Вот и пришлось выдумывать.
Впрочем, в какой-то момент мне показалось, что он догадался, с кем беседует. Уж очень он был догадливый человек, Володя Высоцкий!
А потом нам в посольство привезли новый фильм, в котором и прозвучала эта песня. Я сразу обратил внимание на такие слова:
И когда рядом рухнет израненный друг,И над первой потерей ты взвоешь, скорбя,И когда ты без кожи останешься вдруг,Потому что убили его, не тебя,Ты поймешь… и т. д.,
и мне показалось, что он написал это под впечатлением от моего рассказа. Вполне возможно, конечно, что я ошибаюсь, как ошибаются многие, считающие, что Володя писал свои песни на основании случаев из их собственной жизни. Но таково уж было свойство его таланта!
Вот эту песню Высоцкого я и решил сейчас послушать.
Я допускал, что моя квартира прослушивается, впрочем, даже не допускал, а был в этом уверен, раз уж контрразведка занимается мной всерьез. Конечно, можно было поискать микрофоны и даже изъять их, но это было просто глупо и бесполезно: во-первых, сама процедура поиска с помощью специальной техники окончательно раскрывала мою принадлежность к разведке, а во-вторых, когда вы живете в городе, контрразведке ничего не стоит в ваше отсутствие проникнуть в квартиру и снова натыкать «жучков» во все углы.
То, что моя квартира прослушивается, было одной из причин, вынудивших Татьяну с Иришкой улететь в Москву: если бы они были со мной, в квартире велись бы ненужные разговоры, из которых контрразведка могла получать интересующие ее сведения. Не молчать же нам, в конце концов! А так они могли слушать меня сколько угодно; сам с собой, несмотря на продолжительное одиночество, я пока не разговаривал.
Наверное, это была излишняя осторожность, но я все же надел наушники, чтобы тот, кто сейчас дежурит на слуховом контроле, не услышал Володин голос и, не дай бог, не догадался, зачем я слушаю его песню.
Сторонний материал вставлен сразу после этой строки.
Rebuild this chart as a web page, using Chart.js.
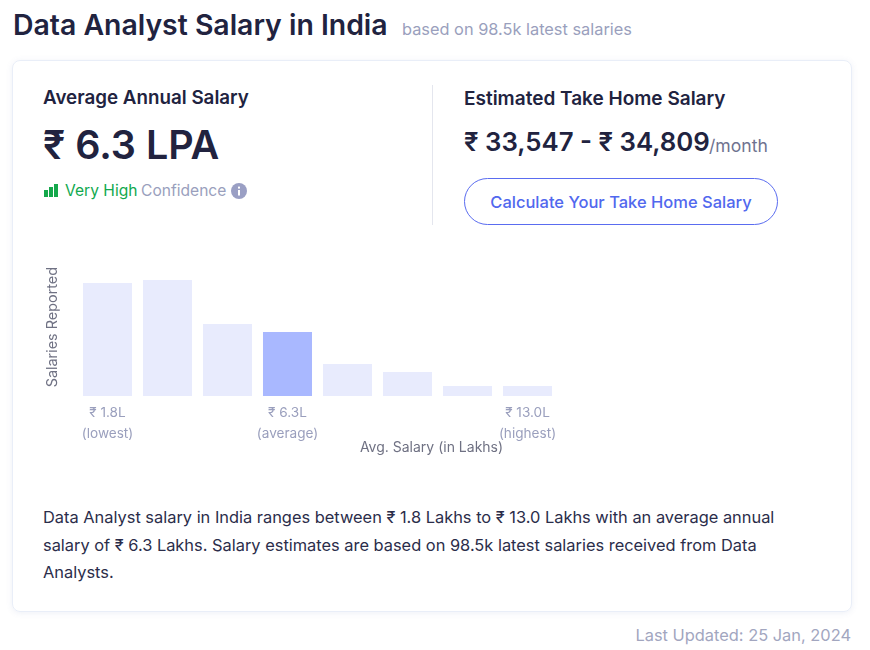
<!DOCTYPE html>
<html>
<head>
<meta charset="utf-8">
<script src="https://cdn.jsdelivr.net/npm/chart.js@4"></script>
<style>
  html, body { margin: 0; padding: 0; background: #fff; width: 870px; height: 650px; overflow: hidden; font-family: Inter, sans-serif; color: #21233f; }
  .t { position: absolute; white-space: nowrap; line-height: 1; }
  .card { position: absolute; left: 12px; top: 60px; width: 838px; height: 550px; border: 1px solid #e9eef8; border-radius: 8px; box-shadow: 0 1px 6px rgba(90,110,180,.10); }
  .divider { position: absolute; left: 432px; top: 85px; width: 1px; height: 140px; background: #e4e6ee; }
  .btn { position: absolute; left: 464px; top: 178px; width: 312px; height: 45px; border: 1px solid #5a6cf0; border-radius: 24px; text-align: center; line-height: 46px; font-size: 16.5px; font-weight: 500; color: #5168ee; }
  #chart-wrap { position: absolute; left: 40px; top: 260px; width: 530px; height: 202px; }
</style>
</head>
<body>
<div class="t" style="left:13px;top:11px;font-size:28.4px;font-weight:600">Data Analyst Salary in India</div>
<div class="t" style="left:402px;top:21px;font-size:16.35px;color:#9a9fbd">based on 98.5k latest salaries</div>

<div class="card"></div>
<div class="divider"></div>

<div class="t" style="left:43px;top:89px;font-size:18.8px;font-weight:600">Average Annual Salary</div>
<div class="t" style="left:43px;top:126px;font-size:39.5px;font-weight:600">₹ 6.3 LPA</div>
<svg style="position:absolute;left:44px;top:184px" width="15" height="13">
  <rect x="0" y="6" width="4" height="7" fill="#14a84b"/><rect x="5" y="3" width="4" height="10" fill="#14a84b"/><rect x="10" y="0" width="4" height="13" fill="#14a84b"/>
</svg>
<div class="t" style="left:65px;top:183px;font-size:15.6px;color:#12a94f">Very High</div>
<div class="t" style="left:141px;top:183px;font-size:15.6px;color:#9a9fbd">Confidence</div>
<svg style="position:absolute;left:231px;top:183px" width="16" height="16">
  <circle cx="8" cy="8" r="8" fill="#9a9fc4"/><rect x="7" y="7" width="2" height="5.5" fill="#fff"/><rect x="7" y="3.6" width="2" height="2" fill="#fff"/>
</svg>

<div class="t" style="left:464px;top:89px;font-size:19px;font-weight:600">Estimated Take Home Salary</div>
<div class="t" style="left:464px;top:129px;font-size:25.8px;font-weight:600">₹ 33,547 - ₹ 34,809</div>
<div class="t" style="left:709px;top:137px;font-size:17.6px;color:#6f7390">/month</div>
<div class="btn">Calculate Your Take Home Salary</div>

<div id="chart-wrap"><canvas id="salary-chart"></canvas></div>

<div class="t" style="left:43px;top:504px;font-size:16.4px;line-height:27.7px;color:#2b2d4a">Data Analyst salary in India ranges between ₹ 1.8 Lakhs to ₹ 13.0 Lakhs with an average annual<br>salary of ₹ 6.3 Lakhs. Salary estimates are based on 98.5k latest salaries received from Data<br>Analysts.</div>
<div class="t" style="right:19px;top:627px;font-size:16.4px;color:#a2a6bf">Last Updated: 25 Jan, 2024</div>

<script>
// ── data ────────────────────────────────────────────────
const tickLabels = [
  ['₹ 1.8L', '(lowest)'], '', '',
  ['₹ 6.3L', '(average)'], '', '', '',
  ['₹ 13.0L', '(highest)']
];
const salariesReported = [113, 116, 72, 64, 32, 24, 10, 10];
const averageIndex = 3;
const yAxisTitle = 'Salaries Reported';
const xAxisTitle = 'Avg. Salary (in Lakhs)';

// axis titles sit off-centre in the original, so they are drawn by hand
const offCentreTitles = {
  id: 'offCentreTitles',
  afterDraw(chart) {
    const { ctx, chartArea } = chart;
    ctx.save();
    ctx.fillStyle = '#6f7183';
    ctx.textAlign = 'center';
    ctx.textBaseline = 'middle';
    ctx.font = '400 14px Inter, sans-serif';
    ctx.fillText(xAxisTitle, chartArea.left + 354, chartArea.bottom + 52);
    ctx.font = '400 14.4px Inter, sans-serif';
    ctx.translate(chartArea.left - 25, chartArea.bottom - 69);
    ctx.rotate(-Math.PI / 2);
    ctx.fillText(yAxisTitle, 0, 0);
    ctx.restore();
  }
};

new Chart(document.getElementById('salary-chart'), {
  type: 'bar',
  data: {
    labels: tickLabels,
    datasets: [{
      data: salariesReported,
      backgroundColor: salariesReported.map((_, i) => i === averageIndex ? '#a9b8ff' : '#e8ebfd'),
      categoryPercentage: 1,
      barPercentage: 0.817
    }]
  },
  options: {
    responsive: true,
    maintainAspectRatio: false,
    animation: false,
    layout: { padding: { left: 37.5, right: 12.5, top: 20, bottom: 12 } },
    plugins: { legend: { display: false }, tooltip: { enabled: false } },
    scales: {
      x: {
        grid: { display: false, drawTicks: false },
        border: { display: false },
        ticks: {
          autoSkip: false,
          maxRotation: 0,
          padding: 6,
          color: '#9a9fbd',
          font: { family: 'Inter', size: 13.6, lineHeight: 1.54 }
        }
      },
      y: { display: false, min: 0, max: 116 }
    }
  },
  plugins: [offCentreTitles]
});
</script>
</body>
</html>
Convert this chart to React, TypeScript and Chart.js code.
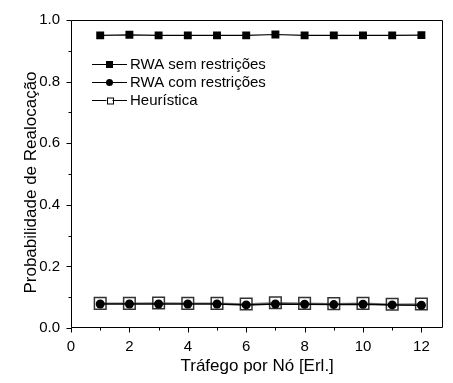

Пусть считают, что все идет, как обычно.
Я прослушал песню два раза и потом еще два раза прослушал последний куплет:
Если, путь прорубая отцовским мечом,Ты соленые слезы на ус намотал,Если в жарком бою испытал, что почем,Значит, нужные книги ты в детстве читал!
Все это у меня было: и отцовский меч, и соленые слезы на усах, которые я наматываю уже в третьей загранкомандировке, и жаркие бои с врагами моей Родины. И нужные книги в детстве тоже у меня были. Правда, до этого дня я как-то не задумывался, какие из них оказались самыми нужными для меня в моей профессии, а тут вдруг задумался. Действительно, какие?
Ну, самой нужной была, безусловно, книжка о Павке Корчагине. В последнее время ее как-то редко стали вспоминать, то ли ее популярность упала, то ли книг стало больше. А может, время изменилось, и теперь молодежь читает другие книги, а многие и вообще читать перестали, найдя себе другие увлечения, но в годы моей еще не такой далекой юности лучше этой книги для нас ничего не было. Эту книгу уносили на фронт наши отцы, и она тоже помогла им выстоять в этой войне и победить. Чем дольше я жил, тем больше убеждался, как много дал мне Павка!